Superficially two stones might appear similar, but all stones are different from one another owing to their properties. All rocks are classified into four broad categories depending on their mineral and chemical composition, texture, and permeability. The four categories are Igneous, sedimentary, metamorphic and man-made rocks.
1. Igneous rocks: These are formed because of cooling down of magma or lava released from the volcanic eruptions. The magma or lava is formed by the melting of rocks present in the mantle of the Earth or its crust. The process of melting is initiated by a rise in temperature, lowering of pressure or changes in the composition. If the lava cools down under the surface of the Earth, it leads to the formation of Plutonic or Intrusive stones. If the lava cools down on the surface of the Earth, Volcanic or Extrusive stones are formed. Granite is an example of plutonic stones whereas Pumice is an example of volcanic stones.
2. Sedimentary rocks: The rocks of this type are formed through the processes of decomposition, compaction and cementation of organic matter, chemical precipitates or clastic sediments, within the water bodies or on the Earth's surface. Generally such rocks are found at or near the Earth's surface. These rocks can be further classified into three sub-types viz. Mud rock, Sandstones and carbonate rocks. Of the total sedimentary stones present on the Earth, Mud rocks have the largest proportion i.e. 65%. Mud stone, shale and silt fall under this category. Sandstones constitute 20-25% of all sedimentary rocks. Carbonate rocks such as Limestone and Dolostone constitute 10-15 % of all sedimentary rocks.
3. Metamorphic rocks: These rocks are formed by the metamorphosis of existing sedimentary, igneous or metamorphic rocks. When the original rock known as Protolith is acted upon by heat(high temperatures of 150 to 200°C) and pressure (of the range of 1500 bars), it undergoes tremendous changes in its chemical and/or physical properties. Natural stones such as Marble, Slate, Serpentine, etc. are some common examples of metamorphic rocks.

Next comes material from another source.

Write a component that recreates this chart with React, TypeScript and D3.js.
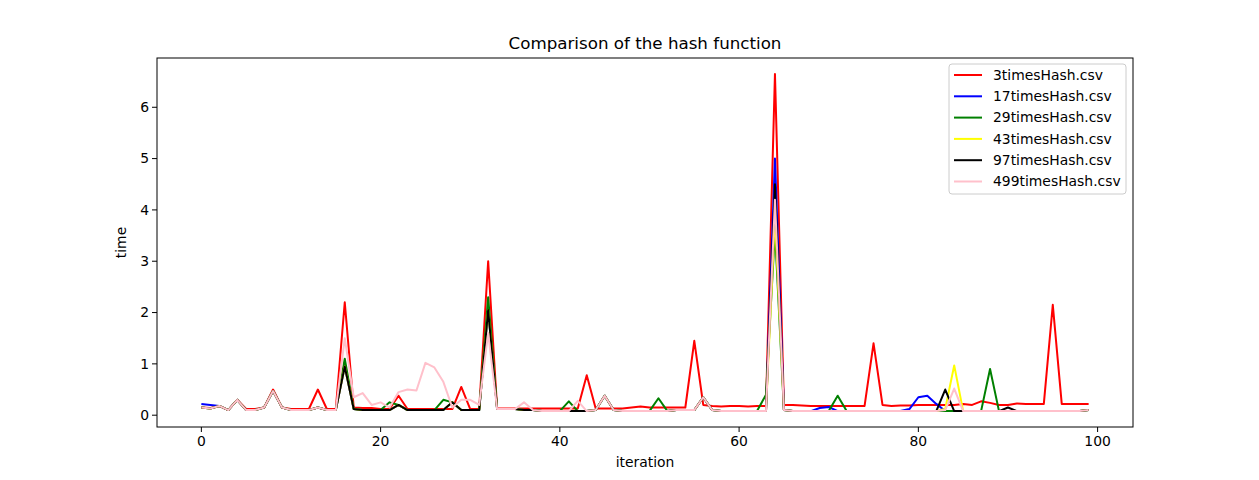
import * as d3 from "d3";

const iterations = d3.range(100);

// shared low-level timing most series sit on
const baseTimes = [
  0.15, 0.13, 0.18, 0.1, 0.3, 0.1, 0.1, 0.15, 0.47, 0.15,
  0.1, 0.1, 0.1, 0.15, 0.1, 0.1, 0.95, 0.12, 0.1, 0.1,
  0.1, 0.1, 0.2, 0.1, 0.1, 0.1, 0.1, 0.1, 0.25, 0.1,
  0.1, 0.1, 2.05, 0.12, 0.12, 0.12, 0.1, 0.1, 0.08, 0.08,
  0.08, 0.08, 0.08, 0.08, 0.1, 0.38, 0.1, 0.08, 0.08, 0.08,
  0.08, 0.08, 0.08, 0.1, 0.1, 0.1, 0.35, 0.1, 0.08, 0.08,
  0.08, 0.08, 0.08, 0.08, 4.5, 0.1, 0.08, 0.08, 0.08, 0.08,
  0.08, 0.08, 0.08, 0.08, 0.08, 0.08, 0.08, 0.08, 0.08, 0.08,
  0.08, 0.08, 0.08, 0.08, 0.08, 0.08, 0.08, 0.08, 0.08, 0.08,
  0.08, 0.08, 0.08, 0.08, 0.08, 0.08, 0.08, 0.08, 0.08, 0.1,
];

const redTimes = [
  0.15, 0.14, 0.18, 0.1, 0.3, 0.12, 0.12, 0.15, 0.5, 0.15,
  0.12, 0.12, 0.12, 0.5, 0.12, 0.12, 2.2, 0.15, 0.14, 0.14,
  0.12, 0.12, 0.38, 0.12, 0.12, 0.12, 0.12, 0.12, 0.12, 0.55,
  0.12, 0.12, 3.0, 0.13, 0.13, 0.13, 0.13, 0.13, 0.13, 0.13,
  0.13, 0.13, 0.13, 0.78, 0.13, 0.13, 0.13, 0.13, 0.15, 0.17,
  0.15, 0.15, 0.15, 0.15, 0.15, 1.45, 0.2, 0.18, 0.17, 0.18,
  0.18, 0.17, 0.18, 0.18, 6.65, 0.2, 0.2, 0.19, 0.18, 0.18,
  0.18, 0.18, 0.18, 0.18, 0.18, 1.4, 0.2, 0.18, 0.19, 0.19,
  0.2, 0.2, 0.2, 0.2, 0.2, 0.22, 0.2, 0.27, 0.24, 0.2,
  0.2, 0.23, 0.22, 0.22, 0.22, 2.15, 0.22, 0.22, 0.22, 0.22,
];

const blueOverrides: Record<number, number> = { 0: 0.22, 1: 0.2, 64: 5.0, 69: 0.14, 70: 0.16, 79: 0.12, 80: 0.35, 81: 0.38, 82: 0.22 };
const greenOverrides: Record<number, number> = { 16: 1.1, 21: 0.25, 27: 0.3, 32: 2.3, 41: 0.27, 51: 0.33, 63: 0.4, 64: 3.6, 71: 0.38, 88: 0.9, 83: 0.08 };
const yellowOverrides: Record<number, number> = { 64: 3.9, 84: 0.97, 83: 0.12 };
const blackOverrides: Record<number, number> = { 83: 0.5, 90: 0.15 };
const pinkOverrides: Record<number, number> = {
  16: 1.5, 17: 0.35, 18: 0.43, 19: 0.2, 20: 0.25, 21: 0.15, 22: 0.45, 23: 0.5, 24: 0.48,
  25: 1.02, 26: 0.93, 27: 0.65, 28: 0.15, 29: 0.3, 30: 0.3, 31: 0.2, 32: 1.6, 36: 0.25,
  42: 0.28, 64: 4.2, 84: 0.52, 83: 0.1,
};

const withOverrides = (o: Record<number, number>) => baseTimes.map((v, i) => (i in o ? o[i] : v));

const seriesNames = ["3timesHash.csv", "17timesHash.csv", "29timesHash.csv", "43timesHash.csv", "97timesHash.csv", "499timesHash.csv"];
const seriesColors = ["red", "blue", "green", "yellow", "black", "pink"];
const seriesValues = [
  redTimes,
  withOverrides(blueOverrides),
  withOverrides(greenOverrides),
  withOverrides(yellowOverrides),
  withOverrides(blackOverrides),
  withOverrides(pinkOverrides),
];
// draw order: pink under? matplotlib draws in order, last on top
const xTicks = [0, 20, 40, 60, 80, 100];
const yTicks = [0, 1, 2, 3, 4, 5, 6];

const W = 1259;
const H = 480;
const M = { left: 157, right: 126, top: 58, bottom: 53 };
const FONT = "DejaVu Sans, sans-serif";

export default function App() {
  const innerW = W - M.left - M.right;
  const innerH = H - M.top - M.bottom;
  const x = d3.scaleLinear().domain([-4.95, 103.95]).range([0, innerW]);
  const y = d3.scaleLinear().domain([-0.23, 6.96]).range([innerH, 0]);
  const path = d3.line<number>().x((_, i) => x(iterations[i])).y(d => y(d));

  return (
    <svg width={W} height={H} style={{ position: "absolute", left: 0, top: 0, background: "white" }} fontFamily={FONT}>
      <text x={M.left + innerW / 2} y={49} textAnchor="middle" fontSize={16.7}>Comparison of the hash function</text>
      <g transform={`translate(${M.left},${M.top})`}>
        <clipPath id="c"><rect width={innerW} height={innerH} /></clipPath>
        <g clipPath="url(#c)">
          {seriesValues.map((vals, k) => (
            <path key={k} d={path(vals) ?? ""} fill="none" stroke={seriesColors[k]} strokeWidth={2} strokeLinejoin="round" />
          ))}
        </g>
        <rect width={innerW} height={innerH} fill="none" stroke="black" strokeWidth={1} />
        {xTicks.map(t => (
          <g key={t} transform={`translate(${x(t)},${innerH})`}>
            <line y2={5} stroke="black" />
            <text y={19} textAnchor="middle" fontSize={13.9}>{t}</text>
          </g>
        ))}
        {yTicks.map(t => (
          <g key={t} transform={`translate(0,${y(t)})`}>
            <line x2={-5} stroke="black" />
            <text x={-8} dy="0.35em" textAnchor="end" fontSize={13.9}>{t}</text>
          </g>
        ))}
        <text x={innerW / 2} y={innerH + 40} textAnchor="middle" fontSize={13.9}>iteration</text>
        <text transform={`translate(-31,${innerH / 2}) rotate(-90)`} textAnchor="middle" fontSize={13.9}>time</text>
        <g transform={`translate(${949 - M.left},${64 - M.top})`}>
          <rect width={177} height={130} rx={3} fill="white" fillOpacity={0.8} stroke="#ccc" />
          {seriesNames.map((n, k) => (
            <g key={n} transform={`translate(0,${11 + k * 21.3})`}>
              <line x1={5} x2={33} stroke={seriesColors[k]} strokeWidth={2} />
              <text x={44} dy="0.35em" fontSize={13.9}>{n}</text>
            </g>
          ))}
        </g>
      </g>
    </svg>
  );
}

4. Man-made rocks: Man-made or Anthropic rocks are manufactured through human intervention. They are generally produced from mixtures containing resin or cement. Terrazzo, Conglomerates or Agglomerates, and Faux or Cultured Marble are some common man-made rocks. Terrazzo is manufactured by implanting Marble and Granite chips in cement. Conglomerates or agglomerates are manufactured by implanting marble chips in colored resin. Faux or Cultured Marbles are manufactured by mixing resins with paints or painting resins with paints to produce stones that look similar to marble.